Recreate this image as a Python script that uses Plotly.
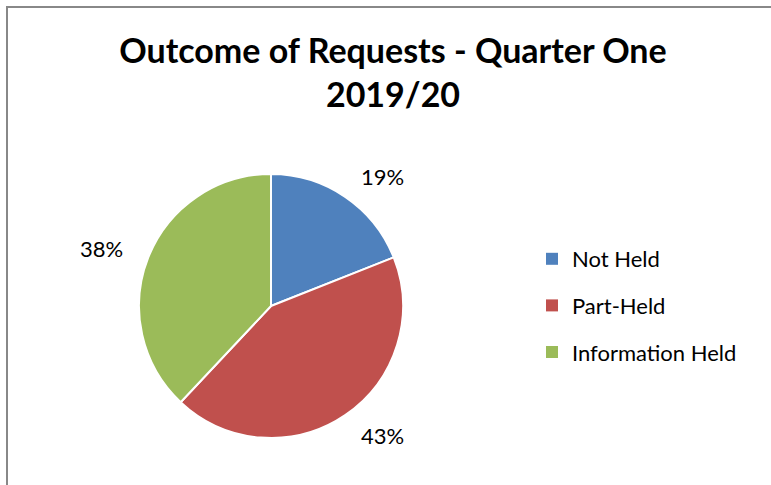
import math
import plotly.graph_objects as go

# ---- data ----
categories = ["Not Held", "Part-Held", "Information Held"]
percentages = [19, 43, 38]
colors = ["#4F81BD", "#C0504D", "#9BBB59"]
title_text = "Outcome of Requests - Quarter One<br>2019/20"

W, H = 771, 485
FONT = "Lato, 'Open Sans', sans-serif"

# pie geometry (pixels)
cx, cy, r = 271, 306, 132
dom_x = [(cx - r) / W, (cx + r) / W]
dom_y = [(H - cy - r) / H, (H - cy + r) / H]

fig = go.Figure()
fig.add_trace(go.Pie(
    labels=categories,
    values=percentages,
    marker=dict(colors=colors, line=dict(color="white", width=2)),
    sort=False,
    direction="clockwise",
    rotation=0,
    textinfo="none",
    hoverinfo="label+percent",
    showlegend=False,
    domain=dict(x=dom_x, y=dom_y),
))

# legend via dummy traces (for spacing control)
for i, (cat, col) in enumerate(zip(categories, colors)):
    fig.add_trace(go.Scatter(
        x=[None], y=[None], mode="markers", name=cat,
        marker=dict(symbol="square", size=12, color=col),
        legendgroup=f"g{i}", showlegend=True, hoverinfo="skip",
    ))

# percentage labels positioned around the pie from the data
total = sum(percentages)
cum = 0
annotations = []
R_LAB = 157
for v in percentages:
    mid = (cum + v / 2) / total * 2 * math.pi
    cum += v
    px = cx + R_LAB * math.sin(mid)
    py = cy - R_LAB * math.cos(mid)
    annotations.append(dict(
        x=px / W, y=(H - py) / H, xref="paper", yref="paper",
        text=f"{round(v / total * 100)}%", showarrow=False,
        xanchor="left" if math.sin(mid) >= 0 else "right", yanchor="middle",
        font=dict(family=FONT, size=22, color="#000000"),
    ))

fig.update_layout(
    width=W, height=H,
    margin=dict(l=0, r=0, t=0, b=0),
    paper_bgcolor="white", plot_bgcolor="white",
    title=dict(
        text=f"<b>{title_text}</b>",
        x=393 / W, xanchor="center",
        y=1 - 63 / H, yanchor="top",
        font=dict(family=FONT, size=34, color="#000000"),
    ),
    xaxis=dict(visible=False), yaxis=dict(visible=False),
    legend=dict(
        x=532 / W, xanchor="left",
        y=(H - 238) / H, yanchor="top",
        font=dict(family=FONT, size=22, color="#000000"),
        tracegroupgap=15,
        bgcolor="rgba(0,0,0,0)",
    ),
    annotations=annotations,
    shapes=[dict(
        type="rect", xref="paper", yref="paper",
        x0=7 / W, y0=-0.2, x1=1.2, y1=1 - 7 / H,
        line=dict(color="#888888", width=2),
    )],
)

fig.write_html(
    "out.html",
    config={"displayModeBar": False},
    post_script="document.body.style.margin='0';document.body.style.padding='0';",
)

Work required
Repeat the full listing above exactly, with no pictures in the copy.

Response to this task
Recreate this image as a Python script that uses Plotly.
import math
import plotly.graph_objects as go

# ---- data ----
categories = ["Not Held", "Part-Held", "Information Held"]
percentages = [19, 43, 38]
colors = ["#4F81BD", "#C0504D", "#9BBB59"]
title_text = "Outcome of Requests - Quarter One<br>2019/20"

W, H = 771, 485
FONT = "Lato, 'Open Sans', sans-serif"

# pie geometry (pixels)
cx, cy, r = 271, 306, 132
dom_x = [(cx - r) / W, (cx + r) / W]
dom_y = [(H - cy - r) / H, (H - cy + r) / H]

fig = go.Figure()
fig.add_trace(go.Pie(
    labels=categories,
    values=percentages,
    marker=dict(colors=colors, line=dict(color="white", width=2)),
    sort=False,
    direction="clockwise",
    rotation=0,
    textinfo="none",
    hoverinfo="label+percent",
    showlegend=False,
    domain=dict(x=dom_x, y=dom_y),
))

# legend via dummy traces (for spacing control)
for i, (cat, col) in enumerate(zip(categories, colors)):
    fig.add_trace(go.Scatter(
        x=[None], y=[None], mode="markers", name=cat,
        marker=dict(symbol="square", size=12, color=col),
        legendgroup=f"g{i}", showlegend=True, hoverinfo="skip",
    ))

# percentage labels positioned around the pie from the data
total = sum(percentages)
cum = 0
annotations = []
R_LAB = 157
for v in percentages:
    mid = (cum + v / 2) / total * 2 * math.pi
    cum += v
    px = cx + R_LAB * math.sin(mid)
    py = cy - R_LAB * math.cos(mid)
    annotations.append(dict(
        x=px / W, y=(H - py) / H, xref="paper", yref="paper",
        text=f"{round(v / total * 100)}%", showarrow=False,
        xanchor="left" if math.sin(mid) >= 0 else "right", yanchor="middle",
        font=dict(family=FONT, size=22, color="#000000"),
    ))

fig.update_layout(
    width=W, height=H,
    margin=dict(l=0, r=0, t=0, b=0),
    paper_bgcolor="white", plot_bgcolor="white",
    title=dict(
        text=f"<b>{title_text}</b>",
        x=393 / W, xanchor="center",
        y=1 - 63 / H, yanchor="top",
        font=dict(family=FONT, size=34, color="#000000"),
    ),
    xaxis=dict(visible=False), yaxis=dict(visible=False),
    legend=dict(
        x=532 / W, xanchor="left",
        y=(H - 238) / H, yanchor="top",
        font=dict(family=FONT, size=22, color="#000000"),
        tracegroupgap=15,
        bgcolor="rgba(0,0,0,0)",
    ),
    annotations=annotations,
    shapes=[dict(
        type="rect", xref="paper", yref="paper",
        x0=7 / W, y0=-0.2, x1=1.2, y1=1 - 7 / H,
        line=dict(color="#888888", width=2),
    )],
)

fig.write_html(
    "out.html",
    config={"displayModeBar": False},
    post_script="document.body.style.margin='0';document.body.style.padding='0';",
)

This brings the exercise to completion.